The world is yours baby. Do whatever you wish to do. Its all in your hands, no-one else. Fate has no role. Its just a lie to make you believe again the matrix/unreal world. So, dont fall prey... rock on.

Cheers!!!

Wednesday, December 10, 2008

I AM WRONG!!!

Well, my last post proved itself wrong... the weight hasnt been lifted. Its back again, heavier than ever now... damn ... what a life... questions unanswerable even though the answers are right there, and questions unanswerable as the answers arent there, and probably never will... oh god!!!

Tuesday, December 9, 2008

Weight lifted off my head

ahaaaaaaaaaaaaaaaaaaaaa....

A huge tension has been lifted off my head, atleast thats what I think so. I had been taking a lot of tension over an "issue" for long time now. But, I just felt that its over.

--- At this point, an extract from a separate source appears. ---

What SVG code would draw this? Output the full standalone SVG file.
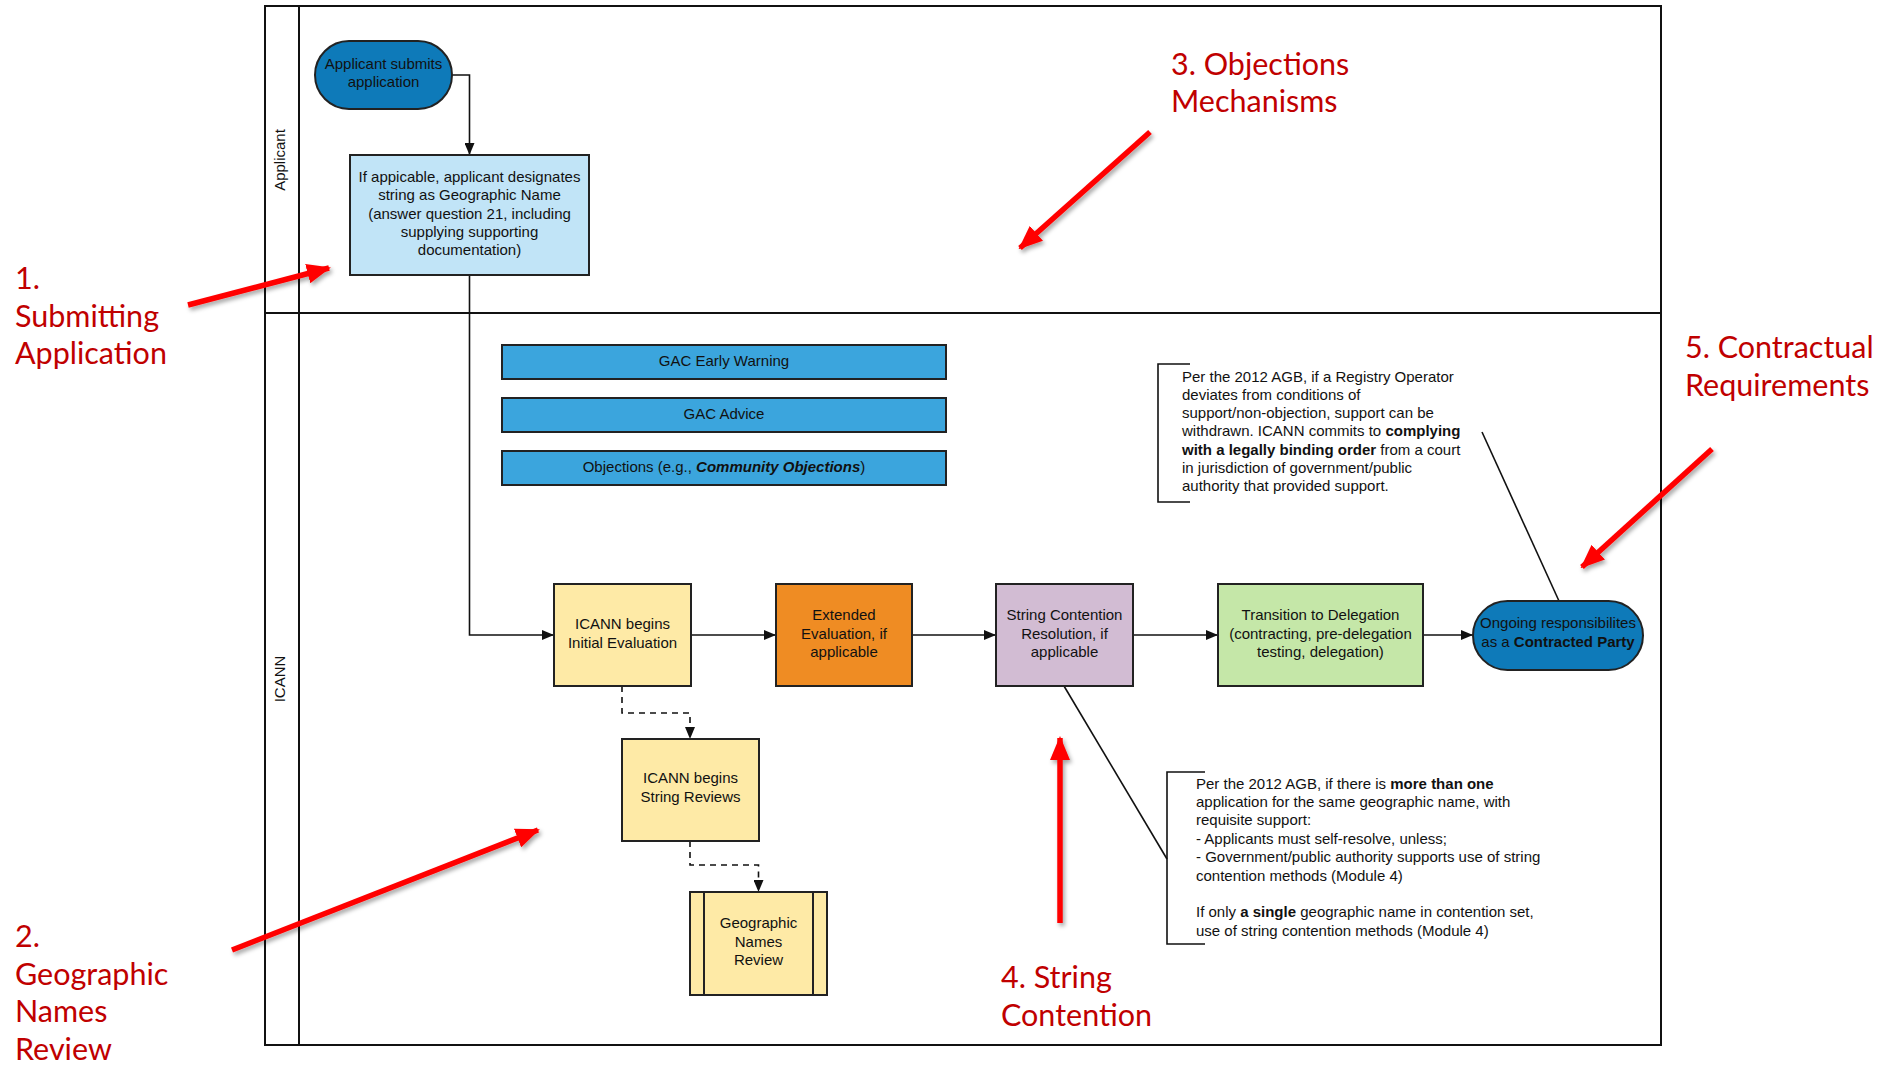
<svg xmlns="http://www.w3.org/2000/svg" width="1878" height="1068" viewBox="0 0 1878 1068">
<style>
.t{font-family:"Liberation Sans",Arial,sans-serif;font-size:15px;fill:#111}
.c{text-anchor:middle}
.b{font-weight:bold}
.n{stroke:#222;stroke-width:2}
.lane{fill:none;stroke:#111;stroke-width:2}
.con{fill:none;stroke:#111;stroke-width:1.6}
.dash{stroke-dasharray:6,5}
.red{font-family:Lato,"Open Sans",sans-serif;font-size:30.5px;fill:#c00000}
.ra{stroke:#ff0000;stroke-width:5.5;fill:none;stroke-linecap:butt}
</style>
<defs>
<marker id="ah" viewBox="0 0 12 10" refX="12" refY="5" markerWidth="12" markerHeight="10" markerUnits="userSpaceOnUse" orient="auto">
<path d="M0,0 L12,5 L0,10 Z" fill="#111"/>
</marker>
<marker id="rh" viewBox="0 0 24 20" refX="22" refY="10" markerWidth="24" markerHeight="20" markerUnits="userSpaceOnUse" orient="auto">
<path d="M0,0 L24,10 L0,20 Z" fill="#ff0000"/>
</marker>
<filter id="sh" x="-20%" y="-20%" width="140%" height="140%">
<feDropShadow dx="2" dy="3" stdDeviation="2" flood-color="#000" flood-opacity="0.35"/>
</filter>
</defs>

<g id="pool">
<rect class="lane" x="265" y="6" width="1396" height="1039"/>
<line class="lane" x1="299" y1="6" x2="299" y2="1045"/>
<line class="lane" x1="265" y1="313" x2="1661" y2="313"/>
<text class="t c" transform="rotate(-90 280 160)" x="280" y="165">Applicant</text>
<text class="t c" transform="rotate(-90 280 679)" x="280" y="684">ICANN</text>
</g>

<g id="connectors">
<path class="con" d="M452,75 H469.5 V155" marker-end="url(#ah)"/>
<path class="con" d="M469.5,275 V635 H554" marker-end="url(#ah)"/>
<path class="con" d="M691,635 H776" marker-end="url(#ah)"/>
<path class="con" d="M912,635 H996" marker-end="url(#ah)"/>
<path class="con" d="M1133,635 H1218" marker-end="url(#ah)"/>
<path class="con" d="M1423,635 H1473" marker-end="url(#ah)"/>
<path class="con dash" d="M622,686 V713 H690 V739" marker-end="url(#ah)"/>
<path class="con dash" d="M690,841 V865 H758.5 V892" marker-end="url(#ah)"/>
<line class="con" x1="1064" y1="686" x2="1167" y2="859"/>
<line class="con" x1="1482" y1="432" x2="1559" y2="601"/>
</g>

<g id="n-submit">
<rect class="n" x="315" y="41" width="137" height="68" rx="34" fill="#0e7ab9"/>
<text class="t c" x="383.5" y="69">Applicant submits</text>
<text class="t c" x="383.5" y="87">application</text>
</g>

<g id="n-designate">
<rect class="n" x="350" y="155" width="239" height="120" fill="#c1e4f7"/>
<text class="t c" x="469.5" y="182">If appicable, applicant designates</text>
<text class="t c" x="469.5" y="200.3">string as Geographic Name</text>
<text class="t c" x="469.5" y="218.6">(answer question 21, including</text>
<text class="t c" x="469.5" y="236.9">supplying supporting</text>
<text class="t c" x="469.5" y="255.2">documentation)</text>
</g>

<g id="n-gac-ew">
<rect class="n" x="502" y="345" width="444" height="34" fill="#3ba5dd"/>
<text class="t c" x="724" y="365.5">GAC Early Warning</text>
</g>
<g id="n-gac-adv">
<rect class="n" x="502" y="398" width="444" height="34" fill="#3ba5dd"/>
<text class="t c" x="724" y="418.5">GAC Advice</text>
</g>
<g id="n-objections">
<rect class="n" x="502" y="451" width="444" height="34" fill="#3ba5dd"/>
<text class="t c" x="724" y="471.5">Objections (e.g., <tspan font-weight="bold" font-style="italic">Community Objections</tspan>)</text>
</g>

<g id="n-initial">
<rect class="n" x="554" y="584" width="137" height="102" fill="#feeaa6"/>
<text class="t c" x="622.5" y="629">ICANN begins</text>
<text class="t c" x="622.5" y="648">Initial Evaluation</text>
</g>
<g id="n-extended">
<rect class="n" x="776" y="584" width="136" height="102" fill="#ef8c23"/>
<text class="t c" x="844" y="620">Extended</text>
<text class="t c" x="844" y="638.5">Evaluation, if</text>
<text class="t c" x="844" y="657">applicable</text>
</g>
<g id="n-contention">
<rect class="n" x="996" y="584" width="137" height="102" fill="#d2bcd3"/>
<text class="t c" x="1064.5" y="620">String Contention</text>
<text class="t c" x="1064.5" y="638.5">Resolution, if</text>
<text class="t c" x="1064.5" y="657">applicable</text>
</g>
<g id="n-transition">
<rect class="n" x="1218" y="584" width="205" height="102" fill="#c5e7a8"/>
<text class="t c" x="1320.5" y="620">Transition to Delegation</text>
<text class="t c" x="1320.5" y="638.5">(contracting, pre-delegation</text>
<text class="t c" x="1320.5" y="657">testing, delegation)</text>
</g>
<g id="n-ongoing">
<rect class="n" x="1473" y="601" width="170" height="69" rx="34.5" fill="#0e7ab9"/>
<text class="t c" x="1558" y="628">Ongoing responsibilites</text>
<text class="t c" x="1558" y="647">as a <tspan class="b">Contracted Party</tspan></text>
</g>
<g id="n-string-reviews">
<rect class="n" x="622" y="739" width="137" height="102" fill="#feeaa6"/>
<text class="t c" x="690.5" y="783">ICANN begins</text>
<text class="t c" x="690.5" y="802">String Reviews</text>
</g>
<g id="n-geo-review">
<rect class="n" x="690" y="892" width="137" height="103" fill="#feeaa6"/>
<line class="n" x1="704" y1="892" x2="704" y2="995"/>
<line class="n" x1="813" y1="892" x2="813" y2="995"/>
<text class="t c" x="758.5" y="928">Geographic</text>
<text class="t c" x="758.5" y="946.5">Names</text>
<text class="t c" x="758.5" y="965">Review</text>
</g>

<g id="note-contract">
<path class="con" d="M1190,364 H1158 V502 H1190"/>
<text class="t" x="1182" y="381.5">Per the 2012 AGB, if a Registry Operator</text>
<text class="t" x="1182" y="399.8">deviates from conditions of</text>
<text class="t" x="1182" y="418.1">support/non-objection, support can be</text>
<text class="t" x="1182" y="436.4">withdrawn. ICANN commits to <tspan class="b">complying</tspan></text>
<text class="t" x="1182" y="454.7"><tspan class="b">with a legally binding order</tspan> from a court</text>
<text class="t" x="1182" y="473">in jurisdiction of government/public</text>
<text class="t" x="1182" y="491.3">authority that provided support.</text>
</g>

<g id="note-contention">
<path class="con" d="M1205,772 H1167 V944 H1205"/>
<text class="t" x="1196" y="788.5">Per the 2012 AGB, if there is <tspan class="b">more than one</tspan></text>
<text class="t" x="1196" y="806.9">application for the same geographic name, with</text>
<text class="t" x="1196" y="825.3">requisite support:</text>
<text class="t" x="1196" y="843.7">- Applicants must self-resolve, unless;</text>
<text class="t" x="1196" y="862.1">- Government/public authority supports use of string</text>
<text class="t" x="1196" y="880.5">contention methods (Module 4)</text>
<text class="t" x="1196" y="917.3">If only <tspan class="b">a single</tspan> geographic name in contention set,</text>
<text class="t" x="1196" y="935.7">use of string contention methods (Module 4)</text>
</g>

<g id="callouts">
<g filter="url(#sh)">
<line class="ra" x1="188" y1="305" x2="329" y2="268" marker-end="url(#rh)"/>
<line class="ra" x1="232" y1="950" x2="538" y2="830" marker-end="url(#rh)"/>
<line class="ra" x1="1150" y1="132" x2="1020" y2="248" marker-end="url(#rh)"/>
<line class="ra" x1="1060" y1="923" x2="1060" y2="738" marker-end="url(#rh)"/>
<line class="ra" x1="1712" y1="449" x2="1582" y2="567" marker-end="url(#rh)"/>
</g>
<text class="red" x="15" y="289">1.</text>
<text class="red" x="15" y="326.5">Submitting</text>
<text class="red" x="15" y="364">Application</text>
<text class="red" x="15" y="947">2.</text>
<text class="red" x="15" y="984.5">Geographic</text>
<text class="red" x="15" y="1022">Names</text>
<text class="red" x="15" y="1059.5">Review</text>
<text class="red" x="1171" y="75">3. Objections</text>
<text class="red" x="1171" y="112">Mechanisms</text>
<text class="red" x="1001" y="988">4. String</text>
<text class="red" x="1001" y="1026">Contention</text>
<text class="red" x="1685" y="358">5. Contractual</text>
<text class="red" x="1685" y="396">Requirements</text>
</g>
</svg>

I could feel it. Hehe .. maybe its true. But somewhere, it pains a bit letting it go. Maybe I let it go for the better. Sacrifice, perhaps. And is it really that big, that I dont want to admit? ... well, time will say, just like it said something after a long time. 
But, I am sure of one thing. I mostly have done the right thing, letting it go, free like a bird. I would have created more problem having it. Its all for the best, maybe not mine, but others. Atleast I dont have the guilt that I have screwed up someone's life. Nice. I ... just let it go... and this is not give up. Far away from it. A proper decision maybe from my side, an intelligent one perhaps. Whichever it is, I am back to myself once again ... or am I???